As has been widely reported, the Fifth Circuit Court of Appeals this week addressed the legal status of the administrative courts of the Securities and Exchange Commission. In short, the Court held:

  • The SEC's in-house adjudication of Petitioners' case violated their Seventh Amendment right to a jury trial;
  • Congress unconstitutionally delegated legislative power to the SEC by failing to provide an intelligible principle by which the SEC would exercise the delegated power, in violation of Article I's vesting of "all" legislative power in Congress; and
  • statutory removal restrictions on SEC ALJs violate the Take Care Clause of Article II.

Jarkesy v. SEC,  2022 U.S. App. LEXIS 13460, *1

The independence of administrative law judges has been a cause for concern since the days of the Roman empire. The Code of Justinian famously intones: "Ne quis in sua causa iudicet vel sibi ius dicat." CJ 3.5.0. Generally this is translated as "no one should judge his own case". My own closer translation is "lest anyone should judge his own case or sit as judge for himself".
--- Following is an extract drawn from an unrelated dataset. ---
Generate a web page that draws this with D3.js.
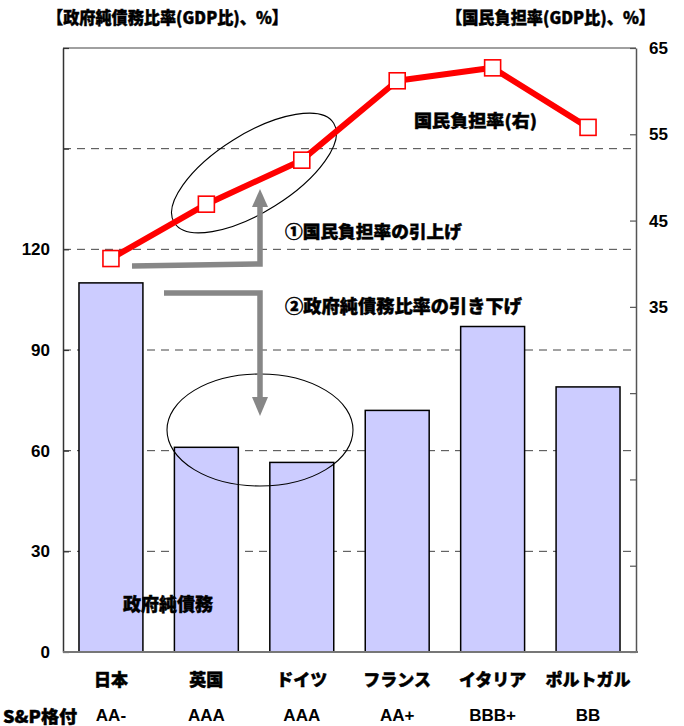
<!DOCTYPE html>
<html><head><meta charset="utf-8">
<script src="https://cdn.jsdelivr.net/npm/d3@7"></script>
<style>
html,body{margin:0;padding:0;background:#fff;}
svg{display:block;}
text{font-family:"Noto Sans CJK JP","Noto Sans",sans-serif;font-weight:900;fill:#000;}
.jp{stroke:#000;stroke-width:0.45px;}
.num{font-family:"Liberation Sans",Arial,sans-serif;font-weight:bold;}
</style></head>
<body>
<svg id="c" width="684" height="726"></svg>
<script>
const categories = ["日本","英国","ドイツ","フランス","イタリア","ポルトガル"];
const ratings = ["AA-","AAA","AAA","AA+","BBB+","BB"];
const debtRatio = [110, 61, 56.5, 72, 97, 79];          // 政府純債務比率 (left axis)
const burdenRate = [40.6, 46.9, 52.0, 61.2, 62.7, 55.8]; // 国民負担率 (right axis)
const leftTicks = [0,30,60,90,120,150,180];
const leftTickLabels = ["0","30","60","90","120","",""];
const rightTicks = [-5,5,15,25,35,45,55,65];
const rightTickLabels = ["","","","","35","45","55","65"];

const svg = d3.select("#c");
const L = 63, R = 636, T = 48, B = 652;

const x = d3.scaleBand().domain(categories).range([L,R]).paddingInner(0.33).paddingOuter(0.1675);
const yL = d3.scaleLinear().domain([0,180]).range([B,T]);
const yR = d3.scaleLinear().domain([-5,65]).range([B,T]);
const cx = c => x(c) + x.bandwidth()/2;

// gridlines
svg.append("g").selectAll("line").data(leftTicks.filter(v=>v>0 && v<180)).join("line")
  .attr("x1",L).attr("x2",R).attr("y1",d=>yL(d)).attr("y2",d=>yL(d))
  .attr("stroke","#444").attr("stroke-width",1).attr("stroke-dasharray","8,6");

// frame top
svg.append("line").attr("x1",L).attr("x2",R).attr("y1",T).attr("y2",T).attr("stroke","#808080").attr("stroke-width",1.5);

// bars
svg.append("g").selectAll("rect").data(categories).join("rect")
  .attr("x",d=>x(d)).attr("width",x.bandwidth())
  .attr("y",(d,i)=>yL(debtRatio[i])).attr("height",(d,i)=>B-yL(debtRatio[i]))
  .attr("fill","#ccccff").attr("stroke","#000").attr("stroke-width",1.5);

// axes
const axL = d3.axisLeft(yL).tickValues(leftTicks).tickSizeInner(-6).tickSizeOuter(0).tickPadding(13)
  .tickFormat((d,i)=>leftTickLabels[i]);
const gL = svg.append("g").attr("transform",`translate(${L},0)`).call(axL);
gL.select(".domain").attr("stroke","#333").attr("stroke-width",1.5);
gL.selectAll(".tick line").attr("stroke","#333").attr("stroke-width",1.2);
gL.selectAll("text").attr("class","num").style("font-size","17px").attr("fill","#000");

const axR = d3.axisRight(yR).tickValues(rightTicks).tickSizeInner(-6).tickSizeOuter(0).tickPadding(13)
  .tickFormat((d,i)=>rightTickLabels[i]);
const gR = svg.append("g").attr("transform",`translate(${R},0)`).call(axR);
gR.select(".domain").attr("stroke","#555").attr("stroke-width",1.5);
gR.selectAll(".tick line").attr("stroke","#555").attr("stroke-width",1.2);
gR.selectAll("text").attr("class","num").style("font-size","17px").attr("fill","#000");

// bottom axis line
svg.append("line").attr("x1",L).attr("x2",R+2).attr("y1",B).attr("y2",B).attr("stroke","#777").attr("stroke-width",2);

// category labels & ratings
svg.append("g").selectAll("text").data(categories).join("text")
  .attr("class","jp")
  .attr("x",d=>cx(d)).attr("y",678).attr("text-anchor","middle").attr("dominant-baseline","central")
  .style("font-size","17px").text(d=>d);
svg.append("g").selectAll("text").data(ratings).join("text")
  .attr("x",(d,i)=>cx(categories[i])).attr("y",715).attr("text-anchor","middle").attr("dominant-baseline","central")
  .attr("class","num").style("font-size","17px").text(d=>d);
svg.append("text").attr("class","jp").attr("x",3).attr("y",715).attr("dominant-baseline","central")
  .attr("textLength",74).attr("lengthAdjust","spacingAndGlyphs").style("font-size","17.5px").text("S&P格付");

// ellipses
svg.append("ellipse").attr("cx",254).attr("cy",173).attr("rx",94).attr("ry",39)
  .attr("transform","rotate(-32,254,173)").attr("fill","none").attr("stroke","#000").attr("stroke-width",1.1);
svg.append("ellipse").attr("cx",260).attr("cy",430).attr("rx",93).attr("ry",56)
  .attr("fill","none").attr("stroke","#000").attr("stroke-width",1.1);

// arrows
const gray="#878787";
svg.append("path").attr("d","M132,266 L260,264 L260,205").attr("fill","none").attr("stroke",gray).attr("stroke-width",5.5).attr("stroke-linejoin","miter");
svg.append("path").attr("d","M252,207 L268,207 L260,189 Z").attr("fill",gray);
svg.append("path").attr("d","M164,293 L260,293 L260,398").attr("fill","none").attr("stroke",gray).attr("stroke-width",5.5).attr("stroke-linejoin","miter");
svg.append("path").attr("d","M252,397 L268,397 L260,416 Z").attr("fill",gray);

// line series
const line = d3.line().x((d,i)=>cx(categories[i])).y(d=>yR(d));
svg.append("path").datum(burdenRate).attr("d",line).attr("fill","none").attr("stroke","#ff0000").attr("stroke-width",6).attr("stroke-linejoin","round");
svg.append("g").selectAll("rect").data(burdenRate).join("rect")
  .attr("x",(d,i)=>cx(categories[i])-8).attr("y",d=>yR(d)-8).attr("width",16).attr("height",16)
  .attr("fill","#fff").attr("stroke","#ff0000").attr("stroke-width",1.6);

// texts
function t(str,x0,yc,w,size){
  svg.append("text").attr("class","jp").attr("x",x0).attr("y",yc).attr("dominant-baseline","central")
    .attr("textLength",w).attr("lengthAdjust","spacingAndGlyphs").style("font-size",size+"px").text(str);
}
t("【政府純債務比率(GDP比)、%】",47,16.5,241,17);
t("【国民負担率(GDP比)、%】",446,16.5,209,17);
t("国民負担率(右)",414,119.5,123,17);
t("①国民負担率の引上げ",285,230,177,17.5);
t("②政府純債務比率の引き下げ",285,304.5,237,18);
t("政府純債務",123,603,90,18);
</script>
</body></html>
Perhaps Sir William Blackstone was correct when he warned:

Every new tribunal, erected for the decision of facts, without the intervention of a jury, (whether composed of justices of the peace, commissioners of the revenue, judges of a court of conscience, or any other standing magistrates) is a step towards establishing aristocracy, the most oppressive of absolute governments.

Commentaries on the Laws of England, Book III,ch. 23.